Saint Louis District
The very last thing you can do is explore the Saint Louis District, which is one of the oldest parts of town. I didn’t include a walking route of this area on the map below, but feel free to grab a bite to eat along Rue Satory, check out the Baroque Saint Louis Cathedral, and/or The Potager du Roi.
THE ITINERARY ON A MAP
Last, but certainly not least, I’ve created a custom Google map! It has a walking route as well as all the sites marked that I mentioned above, plus I’ve marked some of the best places to grab a bite to eat or coffee.
If you’ll have a really good international phone plan when traveling or you’ll buy a French or European sim card, then you can just save this to your google maps account (or bookmark it) and use it easily. If, however, you want to save it for offline viewing because you have limited or no mobile data, here’s the best way to do that on an iphone:
- Open this map up in a new webpage on your computer using the little crop symbol in the top right.
- Click the vertical … symbol and select “save as kml”
- Select the box that says “Export to a .KML file” and press OK.
- Email this file to yourself.
- Now get your phone. Download the Maps.Me app. It’s free and an awesome travel tool.
- Within the app, navigate over to Versailles, and save that portion of the map to your phone for offline viewing. (while you’re there, you might as well also download the map of Paris)
- Then, open up the email you sent to yourself, and press and hold that .KML file to open the file in the Maps.Me app. The Walking route and all the bookmarks will be copied over onto the Versailles area that you’ve already downlaoded, and it can all be viewed offline.

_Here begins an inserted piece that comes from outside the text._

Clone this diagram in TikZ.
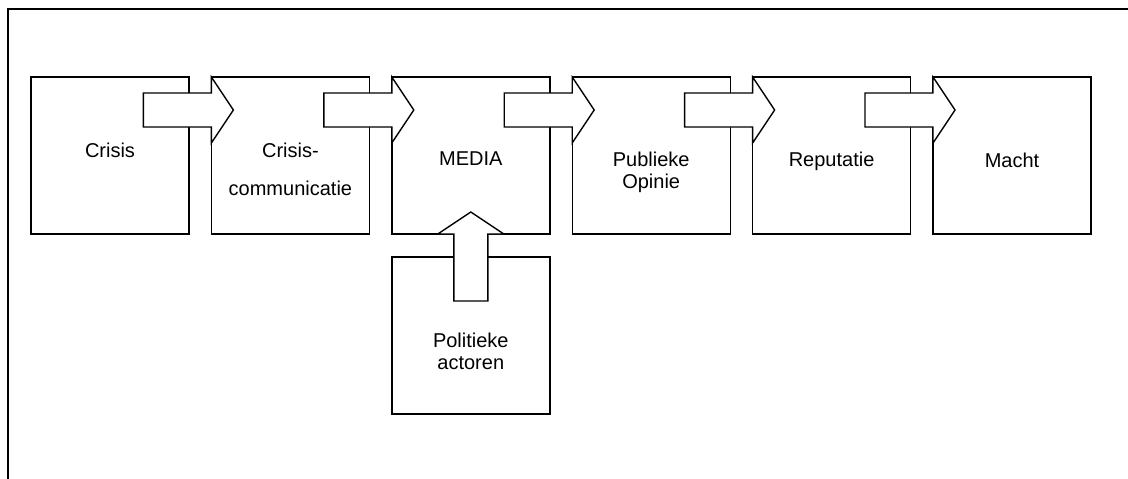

Good Cafes and Restaurants in Versailles
Maison Guinon. My favorite neighborhood boulangerie. Closed on Mondays. Closes at 1:30 on Sundays. 60 Rue de la Paroisse, 78000 Versailles, France
Juliette. Quaint and simple cafe for breakfast, coffee, or snack, right on the market square. 1 Rue Ducis, 78000 Versailles, France
The Stray Bean. Ignore the Starbucks across from the Rive Gauche train station and come here for some coffee instead! 6 Rue Royale, 78000 Versailles, France
More Info About Train Stations
The most popular train station, Versailles Rive Gauche, is served by the RER C train line. It runs pretty slowly and takes about 35-40 minutes from Paris. When heading back to Paris, don’t worry about which train platform to leave from, since all of the trains that depart from this station go through Paris. Below is a map of the RER C that I’ve modified to only highlight the portion of the network that you’ll be concerned with. It runs right along the Seine River in Paris and can take you too the Eiffel Tower, Musée D’Orsay, and Saint Michel Notre Dame, among others. Click to open larger in a new window.
The other train station that I mentioned in my itinerary is Versailles Rive Droite. It is accessible from Transilien Ligne L. Once again, I’ve highlighted the Paris-Versailles portion of the line. Occasionally you may be able to catch a speedier train that skips over some of the minor stations between, but generally, budget about 35 minutes on this trip as well.
The third station in town is called Versailles Chantiers. It’s the furthest away from the chateau. The train lines that serve this station are: the RER C, Transilien Ligne N and U. Check out a detailed, interactive map here. If you’re lucky or you’re an excellent planner, you can catch a super speedy direct train from Montparnasse that only takes 12 minutes!!